I have data batches with dimensions (100,20,768) that I pass through a two-layer neural network. I also have masks with dimensions (100,20,1) for each batch that tell which of the samples are relevant for training. How can I stop the model from updating its weights for the samples where the mask is 0?
The reason why I am doing this is that the original samples are with varying number of rows. So I stacked zero tensors underneath to increase the number of rows so I can support batching, because, evaluation took a lot of time when doing it sample by sample.
Or, maybe there is a better approach for handling inputs with variable number of rows?
Quick fix, why don’t you ignore inputs with mask 0 if you aren’t training with it?
Are you using ANN or anything else? With CNN, you can use adaptive average pooling which converts varying input into a fixed length output.
You can also create chunks of your input, for eg: with chunk length 20, slide length 10. This works well for CNN, LSTM, not sure about ANN.
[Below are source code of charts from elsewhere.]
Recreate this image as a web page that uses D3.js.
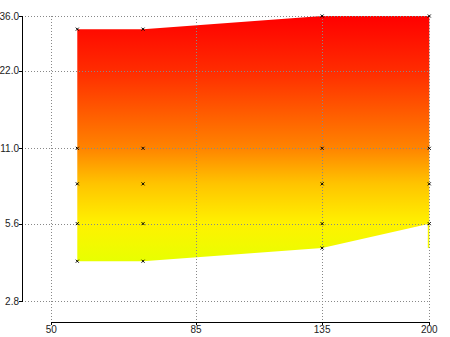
<!DOCTYPE html>
<html>
<head>
<meta charset="utf-8">
<script src="https://d3js.org/d3.v7.min.js"></script>
<style>
  body { margin: 0; background: #fff; }
  text { font-family: "Liberation Sans Narrow", "Arial Narrow", "Liberation Sans", sans-serif; font-size: 10px; fill: #222; }
</style>
</head>
<body>
<svg id="chart" width="450" height="337"></svg>
<script>
// tick labels
const xTicks = [50, 85, 135, 200];
const yTicks = [2.8, 5.6, 11.0, 22.0, 36.0];

// envelope of the filled region
const xs = [55, 70, 135, 200];
const upper = [32, 32, 36, 36];
const lower = [4, 4, 4.5, 5.6];

// sample points (x markers)
const pointX = [55, 55, 55, 55, 55, 70, 70, 70, 70, 70, 135, 135, 135, 135, 135, 200, 200, 200, 200];
const pointY = [4, 5.6, 8, 11, 32, 4, 5.6, 8, 11, 32, 4.5, 5.6, 8, 11, 36, 5.6, 8, 11, 36];

// colour ramp by value
const gradValues = [36, 22, 11, 8, 5.6, 4];
const gradColors = ["#ff0000", "#ff2c00", "#ff8400", "#ffc400", "#fff200", "#e8ff00"];

const svg = d3.select("#chart");

const x = d3.scaleLog().domain([50, 200]).range([51.3, 429.3]);
const y = d3.scaleLog().domain([2.8, 36]).range([301, 16]);

// gradient
const grad = svg.append("defs").append("linearGradient")
    .attr("id", "fillGrad")
    .attr("gradientUnits", "userSpaceOnUse")
    .attr("x1", 0).attr("x2", 0)
    .attr("y1", y(36)).attr("y2", y(4));
gradValues.forEach((v, i) => {
    grad.append("stop")
        .attr("offset", (y(v) - y(36)) / (y(4) - y(36)))
        .attr("stop-color", gradColors[i]);
});

// filled region
const area = d3.area()
    .x(d => x(d[0]))
    .y0(d => y(d[1]))
    .y1(d => y(d[2]));
svg.append("path")
    .datum(xs.map((v, i) => [v, lower[i], upper[i]]))
    .attr("d", area)
    .attr("fill", "url(#fillGrad)");

// thin sliver on the right edge
svg.append("rect")
    .attr("x", x(200) - 1.5)
    .attr("width", 1.5)
    .attr("y", y(5.6))
    .attr("height", y(4.5) - y(5.6))
    .attr("fill", "url(#fillGrad)");

// grid
svg.append("g").selectAll("line").data(yTicks).join("line")
    .attr("x1", 22).attr("x2", x(200))
    .attr("y1", d => Math.round(y(d)) + 0.5).attr("y2", d => Math.round(y(d)) + 0.5)
    .attr("stroke", "#888").attr("stroke-dasharray", "1,2");
svg.append("g").selectAll("line").data(xTicks).join("line")
    .attr("x1", d => Math.round(x(d)) + 0.5).attr("x2", d => Math.round(x(d)) + 0.5)
    .attr("y1", y(36)).attr("y2", 322)
    .attr("stroke", "#888").attr("stroke-dasharray", "1,2");

// y axis
const yAxis = svg.append("g");
yAxis.append("line")
    .attr("x1", 22.5).attr("x2", 22.5)
    .attr("y1", y(36)).attr("y2", y(2.8) + 1)
    .attr("stroke", "#000");
yAxis.selectAll(".tick").data(yTicks).join("line")
    .attr("x1", 19).attr("x2", 22)
    .attr("y1", d => Math.round(y(d)) + 0.5).attr("y2", d => Math.round(y(d)) + 0.5)
    .attr("stroke", "#000");
yAxis.selectAll("text").data(yTicks).join("text")
    .attr("x", 19)
    .attr("y", d => y(d) + 3.5)
    .attr("text-anchor", "end")
    .text(d => d.toFixed(1));

// x axis
const xAxis = svg.append("g");
xAxis.append("line")
    .attr("x1", x(50)).attr("x2", x(200) + 0.5)
    .attr("y1", 322.5).attr("y2", 322.5)
    .attr("stroke", "#000");
xAxis.selectAll(".tick").data(xTicks).join("line")
    .attr("x1", d => Math.round(x(d)) + 0.5).attr("x2", d => Math.round(x(d)) + 0.5)
    .attr("y1", 322).attr("y2", 325)
    .attr("stroke", "#000");
xAxis.selectAll("text").data(xTicks).join("text")
    .attr("x", d => x(d))
    .attr("y", 333)
    .attr("text-anchor", "middle")
    .text(d => d);

// markers
const s = 1.5;
const marks = svg.append("g").attr("stroke", "#000").attr("stroke-width", 1);
pointX.forEach((px, i) => {
    const cx = x(px), cy = y(pointY[i]);
    marks.append("path")
        .attr("d", `M${cx - s},${cy - s}L${cx + s},${cy + s}M${cx - s},${cy + s}L${cx + s},${cy - s}`);
});
</script>
</body>
</html>
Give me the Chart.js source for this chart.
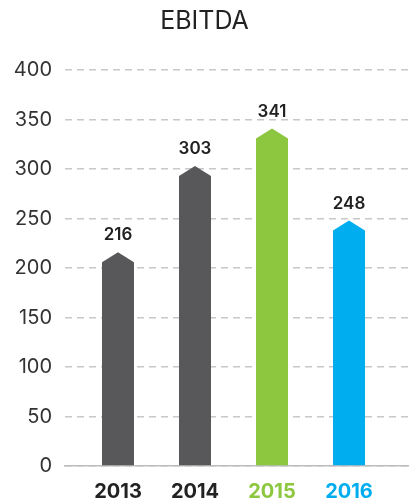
<!DOCTYPE html>
<html>
<head>
<meta charset="utf-8">
<script src="https://cdn.jsdelivr.net/npm/chart.js@4.4.1/dist/chart.umd.min.js"></script>
<style>
  html, body { margin: 0; padding: 0; background: #fff; }
  #wrap { width: 409px; height: 500px; }
</style>
</head>
<body>
<div id="wrap"><canvas id="myChart"></canvas></div>
<script>
// --- Data ---
const years = ['2013', '2014', '2015', '2016'];
const ebitda = [216, 303, 341, 248];
const barColors = ['#58585a', '#58585a', '#8dc63f', '#00aeef'];
const yearColors = ['#222222', '#222222', '#8dc63f', '#00aeef'];
const yTicks = [0, 50, 100, 150, 200, 250, 300, 350, 400];

const FONT = "Inter, 'Open Sans', sans-serif";

// Bars drawn as arrow-topped shapes, using the bar elements' own geometry
const arrowBars = {
    id: 'arrowBars',
    beforeDatasetDraw(chart, args) {
        const ctx = chart.ctx;
        const meta = args.meta;
        ctx.save();
        meta.data.forEach((bar, i) => {
            const half = bar.width / 2;
            const tip = 10;
            ctx.fillStyle = barColors[i];
            ctx.beginPath();
            ctx.moveTo(bar.x - half, bar.base);
            ctx.lineTo(bar.x - half, bar.y + tip);
            ctx.lineTo(bar.x, bar.y);
            ctx.lineTo(bar.x + half, bar.y + tip);
            ctx.lineTo(bar.x + half, bar.base);
            ctx.closePath();
            ctx.fill();

            // value label above the tip
            ctx.fillStyle = '#222';
            ctx.font = '600 17px ' + FONT;
            ctx.textAlign = 'center';
            ctx.textBaseline = 'middle';
            ctx.fillText(String(ebitda[i]), bar.x, bar.y - 17);
        });
        ctx.restore();
        return false;
    }
};

const ctx = document.getElementById('myChart');

const myChart = new Chart(ctx, {
    type: 'bar',
    data: {
        datasets: [{
            data: ebitda.map((v, i) => ({ x: i, y: v })),
            backgroundColor: barColors,
            barThickness: 32,
        }]
    },
    options: {
        responsive: true,
        maintainAspectRatio: false,
        animation: false,
        layout: { padding: { left: 0, right: 0, top: 0, bottom: 0 } },
        plugins: {
            legend: { display: false },
            tooltip: { enabled: false },
            title: {
                display: true,
                text: 'EBITDA',
                color: '#222',
                font: { family: FONT, size: 25, weight: 'normal' },
                padding: { top: 6, bottom: 34 }
            }
        },
        scales: {
            x: {
                type: 'linear',
                offset: false,
                min: -0.688,
                max: 3.779,
                grid: { display: false },
                border: { display: true, color: '#bdbdbd', width: 1.5 },
                afterBuildTicks(scale) {
                    scale.ticks = years.map((y, i) => ({ value: i }));
                },
                afterFit(scale) { scale.height = 34; },
                ticks: {
                    autoSkip: false,
                    maxRotation: 0,
                    padding: 6,
                    color: (c) => yearColors[c.index],
                    font: { family: FONT, size: 20, weight: 'bold' },
                    callback: (v) => years[v]
                }
            },
            y: {
                min: 0,
                max: 400,
                afterBuildTicks(scale) {
                    scale.ticks = yTicks.map(v => ({ value: v }));
                },
                afterFit(scale) { scale.width = 65; },
                grid: { color: '#c8c8c8', lineWidth: 1.5, drawTicks: false },
                border: { display: false, dash: [7, 5] },
                ticks: {
                    padding: 13,
                    color: '#333',
                    font: { family: FONT, size: 20, weight: 'normal' }
                }
            }
        }
    },
    plugins: [arrowBars]
});
</script>
</body>
</html>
That way the samples will have varying number of rows, and I cannot create batches. I would like to support batching since it increases the speed by 2 orders of magnitude.
is it possible to set the gradients of some specific rows in the layer matrix to be = 0. say the gradient then becomes [0,0,0,0, 0.5,0.04] for a 7x1 layer. I’m trying to use this to mask the embedding layers of a language model.